Rita Fatiguso, Il Sole 24 Ore 11/1/2014, 11 gennaio 2014
CINA PRIMA POTENZA COMMERCIALE
PECHINO. Dal nostro corrispondente
Prima o poi doveva succedere. Le dogane lo hanno confermato: la Cina, per la prima volta nella storia, si aggiudica la palma della potenza commerciale più grande del mondo con un volume di oltre 4mila miliardi di dollari.
Le esportazioni cinesi, nel 2013, sono salite del 7,9% a 2.200 miliardi di dollari, le importazioni del 7,3%, a 1.950 miliardi. Il surplus commerciale è stato di 260 miliardi, il 12,8% in più rispetto all’anno precedente.
In totale degli scambi pari a 4.160 miliardi di dollari, in crescita del 7,6% rispetto all’anno precedente, ma al di sotto dell’obiettivo dell’8% fissato dal Governo. E ora importazioni ed esportazioni cinesi coprono il 10% del commercio globale, rispetto al 3% del 2000.
Si tratta dei migliori dati di sempre, la Cina è ora prima al mondo nel commercio di beni, a febbraio scorso si era ventilata una prima svolta sugli Stati Uniti, ma i diversi sistemi di calcolo ci avevano messo lo zampino. La Cina è già stata prima potenza commerciale al mondo ma durante la dinastia Qing, tra il 1644 e il 1912.
L’Unione europea ha confermato la sua posizione come principale partner commerciale, seguita dagli Stati Uniti, i Paesi dell’Associazione delle Nazioni del Sud-Est Asiatico (Asean), Hong Kong e Giappone.
Unione europea, Stati Uniti e Giappone hanno assorbito il 33,5 % del commercio estero della Cina, anche se le esportazioni verso questi mercati sono calate dell’1,7% nel 2013. Il commercio tra la Cina e l’America Latina e Caraibi si è moltiplicato per 22 volte tra il 2000 e il 2012, con un saldo negativo per la regione, nel complesso.
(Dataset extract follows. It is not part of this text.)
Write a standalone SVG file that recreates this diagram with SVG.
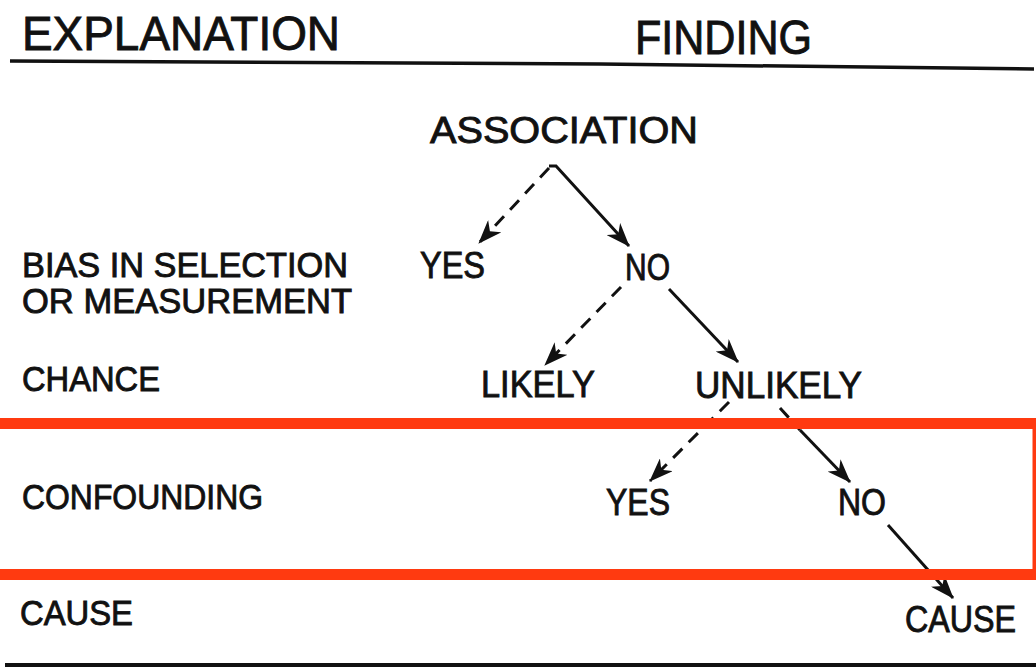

Il dato migliore di questa ultima svolta da Guinness dei primati cinese è di sicuro quello che segnala un incremento della domanda interna, il che conforterebbe la strategia dei nuovi vertici di Pechino basata sulla trasformazione dell’economia dalla dipendenza da export e dagli investimenti pubblici al mercato interno. Che sembra reggere, nonostante i timori legati alla crescita a due cifre dei salari e dell’inflazione. Nel mese di dicembre, le esportazioni sono cresciute del 4,3% rispetto all’anno prima, ma l’import è aumentato dell’8,3%.
Zheng Yuesheng si è detto ottimista sulle prospettive delle aziende nel 2014, anche rispetto alle perfomance del 2013. Ma gli esportatori cinesi continuano a essere in fibrillazione continua per l’apprezzamento dello yuan, la monenta di Pechino nel 2013 si è apprezzata del 2,9.
Non solo. I picchi dell’export, specie quelli registrati in primavera e sul finire dell’anno, non convincono nemmeno le autorità cinesi. Che la spiegano così: i bassi tassi negli Stati Uniti hanno provocato l’invio di una quantità crescente di hot money, di fondi innescati dalla speculazione nei mercati emergenti tra cui la Cina, costantemente in cerca di rendimenti più elevati. Era successo a maggio, il fenomeno si è ripetuto a novembre, quando la Cina ha registrato il più ampio surplus commerciale in quasi cinque anni, l’avanzo è salito a 33,8 miliardi dollari nel mese di novembre da 31,1 miliardi dollari del mese prima. Le esportazioni sono balzate al 12,7 per cento, ben prima della crescita del 5,6 per cento di ottobre. Le importazioni sono cresciute di un più modesto 5,3 per cento.
A chiusura di anno il quadro si è riassestato, ma i timori striscianti sulla vera natura di questo boom restano intatti. Molti studiosi ed economisti hanno ventilato che parte della crescita di queste cifre relative alle esportazioni nel mese di novembre sono state innescate da fondi speculativi ammantati da commercio reale. Il surplus con gli Stati Uniti è stato di 22,4 miliardi dollari nel mese di novembre. I dati di dicembre hanno confermato il trend di crescita. Il legame perverso dollaro/yuan produrrebbe così danni anche all’economia reale. Infine c’è anche chi ha spiegato questi dislivelli improvvisi come il frutto di manovre sulle documentazioni doganali relative alle free trade zone, specie quella di Shenzhen, pericolosamente vicina a Hong Kong.
Ciò non toglie che alla Cina siano bastati 13 anni dall’ingresso nel Wto per doppiare gli Stati Uniti sul valore degli scambi commerciali con l’estero. La Cina, anche se il primato era nell’aria, è il big trader mondiale.